WRITTEN TASK: Below is some material; set it all down exactly, apart from the pictures.

★ ★ ★ ★ ★

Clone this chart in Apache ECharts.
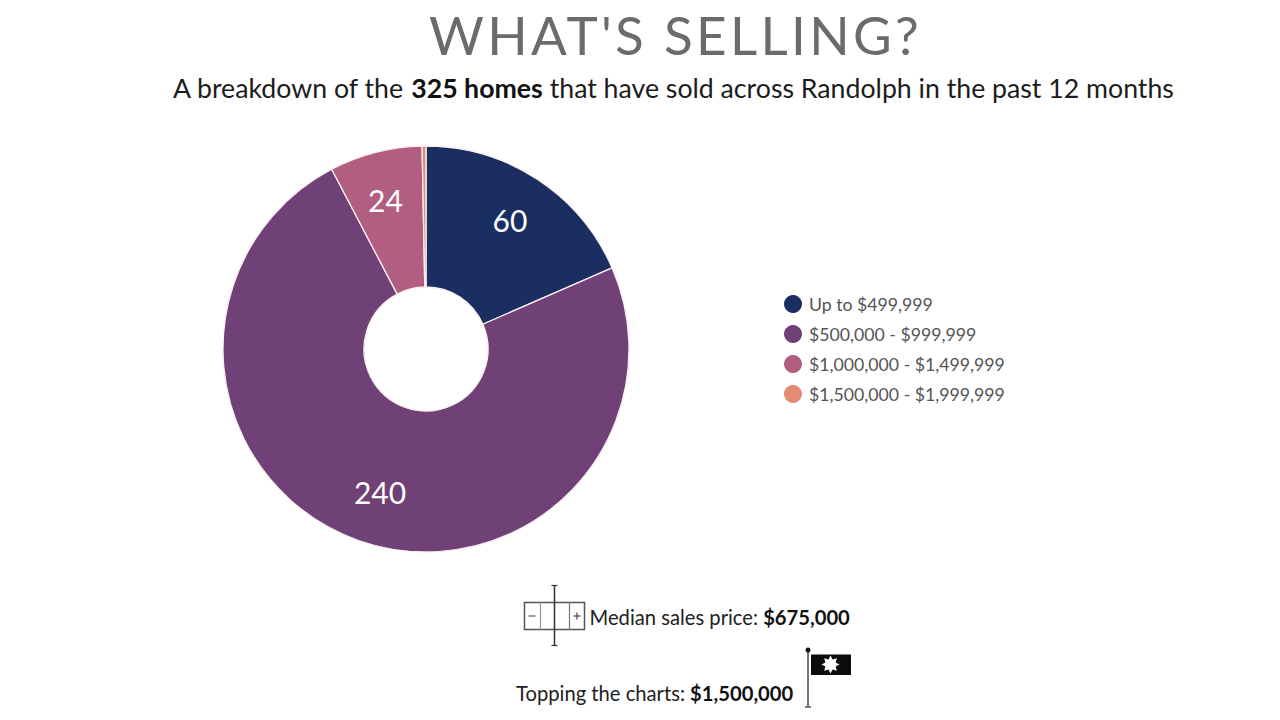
<!DOCTYPE html>
<html>
<head>
<meta charset="utf-8">
<style>
html,body{margin:0;background:#fff}
#chart{width:1280px;height:720px}
/* Tracked-out heading */
#chart text[style*="53px"]{letter-spacing:3.3px}
</style>
<script src="https://cdn.jsdelivr.net/npm/echarts@6/dist/echarts.min.js"></script>
</head>
<body>
<div id="chart"></div>
<script>
// Home sales by price band, Randolph, trailing 12 months
const categories = ['Up to $499,999', '$500,000 - $999,999', '$1,000,000 - $1,499,999', '$1,500,000 - $1,999,999'];
const homesSold = [60, 240, 24, 1];
const sliceColors = ['#1a2e62', '#704176', '#b25e80', '#e58a75'];
const labelledMinimum = 10;

const FONT = 'Lato';
const CX = 426, CY = 349, LABEL_PUSH = 17;

const chart = echarts.init(document.getElementById('chart'), null, { renderer: 'svg' });

// Eight-pointed burst for the flag emblem
function burstPoints(cx, cy, outer, inner, tips) {
  const pts = [];
  for (let i = 0; i < tips * 2; i++) {
    const r = i % 2 ? inner : outer;
    const a = Math.PI * i / tips - Math.PI / 2;
    pts.push([cx + r * Math.cos(a), cy + r * Math.sin(a)]);
  }
  return pts;
}

const ink = '#222';
const hair = { stroke: '#333', lineWidth: 1.2 };
const seg = (x1, y1, x2, y2, style) => ({
  type: 'line', shape: { x1, y1, x2, y2 }, style: Object.assign({}, hair, style), silent: true
});

const boxIcon = [
  { type: 'rect', shape: { x: 524.5, y: 602.5, width: 60, height: 27 }, style: { fill: 'none', stroke: '#555', lineWidth: 1.5 } },
  seg(540.5, 602.5, 540.5, 629.5, { stroke: '#999' }),
  seg(569.5, 602.5, 569.5, 629.5, { stroke: '#777' }),
  seg(554.5, 585, 554.5, 646, { stroke: '#333', lineWidth: 1.5 }),
  seg(551.5, 585.5, 557.5, 585.5),
  seg(551.5, 645.5, 557.5, 645.5),
  seg(528.5, 616, 535.5, 616, { stroke: '#555' }),
  seg(573.5, 616, 580.5, 616, { stroke: '#444' }),
  seg(577, 612.5, 577, 619.5, { stroke: '#444' })
];

const flagIcon = [
  seg(808, 650, 808, 707, { stroke: '#555', lineWidth: 1.6 }),
  seg(805, 707, 811, 707),
  { type: 'circle', shape: { cx: 808, cy: 650, r: 2.5 }, style: { fill: '#111' } },
  { type: 'rect', shape: { x: 811, y: 654.5, width: 40, height: 20.5 }, style: { fill: '#0b0b0b' } },
  { type: 'polygon', shape: { points: burstPoints(830.5, 664.5, 9, 5.5, 8) }, style: { fill: '#fff' } }
];

const footText = (x, y, plain, bold) => ({
  type: 'text', x, y,
  style: {
    text: '{a|' + plain + '}{b|' + bold + '}',
    verticalAlign: 'middle',
    rich: {
      a: { fontFamily: FONT, fontSize: 20.2, fill: ink, color: ink },
      b: { fontFamily: FONT, fontSize: 20.2, fontWeight: 'bold', fill: '#111', color: '#111' }
    }
  }
});

chart.setOption({
  backgroundColor: '#fff',
  animation: false,
  title: [
    {
      text: "WHAT'S SELLING?", left: 424, top: 2.5,
      textStyle: { fontFamily: FONT, fontSize: 53, fontWeight: 'normal', color: '#6b6b6b' }
    },
    {
      text: '{a|A breakdown of the }{b|325 homes}{a| that have sold across Randolph in the past 12 months}',
      left: 168, top: 69,
      textStyle: {
        fontFamily: FONT, fontWeight: 'normal',
        rich: {
          a: { fontFamily: FONT, fontSize: 26.7, fontWeight: 'normal', color: '#1c1c1c' },
          b: { fontFamily: FONT, fontSize: 26.7, fontWeight: 'bold', color: '#111' }
        }
      }
    }
  ],
  legend: {
    orient: 'vertical', left: 784, top: 295, padding: 0,
    icon: 'circle', itemWidth: 18, itemHeight: 18, itemGap: 12,
    itemStyle: { borderWidth: 0 },
    data: categories,
    textStyle: { fontFamily: FONT, fontSize: 17.7, color: '#555', padding: [0, 0, 0, 2] }
  },
  series: [{
    type: 'pie',
    center: [CX, CY],
    radius: [62, 203],
    startAngle: 90,
    clockwise: true,
    silent: true,
    itemStyle: { borderColor: '#fbeef0', borderWidth: 1.3 },
    label: {
      position: 'inside', fontFamily: FONT, fontSize: 30, color: '#fff', formatter: '{c}'
    },
    labelLine: { show: false },
    // Push the value labels outward from the middle of the ring
    labelLayout: p => {
      const mx = p.rect.x + p.rect.width / 2 - CX;
      const my = p.rect.y + p.rect.height / 2 - CY;
      const d = Math.hypot(mx, my) || 1;
      return { dx: mx / d * LABEL_PUSH - 1, dy: my / d * LABEL_PUSH - 2 };
    },
    data: categories.map((name, i) => ({
      name,
      value: homesSold[i],
      itemStyle: { color: sliceColors[i] },
      label: { show: homesSold[i] >= labelledMinimum }
    }))
  }],
  graphic: [
    ...boxIcon,
    ...flagIcon,
    footText(589.5, 616.5, 'Median sales price: ', '$675,000'),
    footText(516, 692.5, 'Topping the charts: ', '$1,500,000')
  ]
});
</script>
</body>
</html>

★ ★ ★ ★ ★

OUTPUT OF THE EXERCISE:
Clone this chart in Apache ECharts.
<!DOCTYPE html>
<html>
<head>
<meta charset="utf-8">
<style>
html,body{margin:0;background:#fff}
#chart{width:1280px;height:720px}
/* Tracked-out heading */
#chart text[style*="53px"]{letter-spacing:3.3px}
</style>
<script src="https://cdn.jsdelivr.net/npm/echarts@6/dist/echarts.min.js"></script>
</head>
<body>
<div id="chart"></div>
<script>
// Home sales by price band, Randolph, trailing 12 months
const categories = ['Up to $499,999', '$500,000 - $999,999', '$1,000,000 - $1,499,999', '$1,500,000 - $1,999,999'];
const homesSold = [60, 240, 24, 1];
const sliceColors = ['#1a2e62', '#704176', '#b25e80', '#e58a75'];
const labelledMinimum = 10;

const FONT = 'Lato';
const CX = 426, CY = 349, LABEL_PUSH = 17;

const chart = echarts.init(document.getElementById('chart'), null, { renderer: 'svg' });

// Eight-pointed burst for the flag emblem
function burstPoints(cx, cy, outer, inner, tips) {
  const pts = [];
  for (let i = 0; i < tips * 2; i++) {
    const r = i % 2 ? inner : outer;
    const a = Math.PI * i / tips - Math.PI / 2;
    pts.push([cx + r * Math.cos(a), cy + r * Math.sin(a)]);
  }
  return pts;
}

const ink = '#222';
const hair = { stroke: '#333', lineWidth: 1.2 };
const seg = (x1, y1, x2, y2, style) => ({
  type: 'line', shape: { x1, y1, x2, y2 }, style: Object.assign({}, hair, style), silent: true
});

const boxIcon = [
  { type: 'rect', shape: { x: 524.5, y: 602.5, width: 60, height: 27 }, style: { fill: 'none', stroke: '#555', lineWidth: 1.5 } },
  seg(540.5, 602.5, 540.5, 629.5, { stroke: '#999' }),
  seg(569.5, 602.5, 569.5, 629.5, { stroke: '#777' }),
  seg(554.5, 585, 554.5, 646, { stroke: '#333', lineWidth: 1.5 }),
  seg(551.5, 585.5, 557.5, 585.5),
  seg(551.5, 645.5, 557.5, 645.5),
  seg(528.5, 616, 535.5, 616, { stroke: '#555' }),
  seg(573.5, 616, 580.5, 616, { stroke: '#444' }),
  seg(577, 612.5, 577, 619.5, { stroke: '#444' })
];

const flagIcon = [
  seg(808, 650, 808, 707, { stroke: '#555', lineWidth: 1.6 }),
  seg(805, 707, 811, 707),
  { type: 'circle', shape: { cx: 808, cy: 650, r: 2.5 }, style: { fill: '#111' } },
  { type: 'rect', shape: { x: 811, y: 654.5, width: 40, height: 20.5 }, style: { fill: '#0b0b0b' } },
  { type: 'polygon', shape: { points: burstPoints(830.5, 664.5, 9, 5.5, 8) }, style: { fill: '#fff' } }
];

const footText = (x, y, plain, bold) => ({
  type: 'text', x, y,
  style: {
    text: '{a|' + plain + '}{b|' + bold + '}',
    verticalAlign: 'middle',
    rich: {
      a: { fontFamily: FONT, fontSize: 20.2, fill: ink, color: ink },
      b: { fontFamily: FONT, fontSize: 20.2, fontWeight: 'bold', fill: '#111', color: '#111' }
    }
  }
});

chart.setOption({
  backgroundColor: '#fff',
  animation: false,
  title: [
    {
      text: "WHAT'S SELLING?", left: 424, top: 2.5,
      textStyle: { fontFamily: FONT, fontSize: 53, fontWeight: 'normal', color: '#6b6b6b' }
    },
    {
      text: '{a|A breakdown of the }{b|325 homes}{a| that have sold across Randolph in the past 12 months}',
      left: 168, top: 69,
      textStyle: {
        fontFamily: FONT, fontWeight: 'normal',
        rich: {
          a: { fontFamily: FONT, fontSize: 26.7, fontWeight: 'normal', color: '#1c1c1c' },
          b: { fontFamily: FONT, fontSize: 26.7, fontWeight: 'bold', color: '#111' }
        }
      }
    }
  ],
  legend: {
    orient: 'vertical', left: 784, top: 295, padding: 0,
    icon: 'circle', itemWidth: 18, itemHeight: 18, itemGap: 12,
    itemStyle: { borderWidth: 0 },
    data: categories,
    textStyle: { fontFamily: FONT, fontSize: 17.7, color: '#555', padding: [0, 0, 0, 2] }
  },
  series: [{
    type: 'pie',
    center: [CX, CY],
    radius: [62, 203],
    startAngle: 90,
    clockwise: true,
    silent: true,
    itemStyle: { borderColor: '#fbeef0', borderWidth: 1.3 },
    label: {
      position: 'inside', fontFamily: FONT, fontSize: 30, color: '#fff', formatter: '{c}'
    },
    labelLine: { show: false },
    // Push the value labels outward from the middle of the ring
    labelLayout: p => {
      const mx = p.rect.x + p.rect.width / 2 - CX;
      const my = p.rect.y + p.rect.height / 2 - CY;
      const d = Math.hypot(mx, my) || 1;
      return { dx: mx / d * LABEL_PUSH - 1, dy: my / d * LABEL_PUSH - 2 };
    },
    data: categories.map((name, i) => ({
      name,
      value: homesSold[i],
      itemStyle: { color: sliceColors[i] },
      label: { show: homesSold[i] >= labelledMinimum }
    }))
  }],
  graphic: [
    ...boxIcon,
    ...flagIcon,
    footText(589.5, 616.5, 'Median sales price: ', '$675,000'),
    footText(516, 692.5, 'Topping the charts: ', '$1,500,000')
  ]
});
</script>
</body>
</html>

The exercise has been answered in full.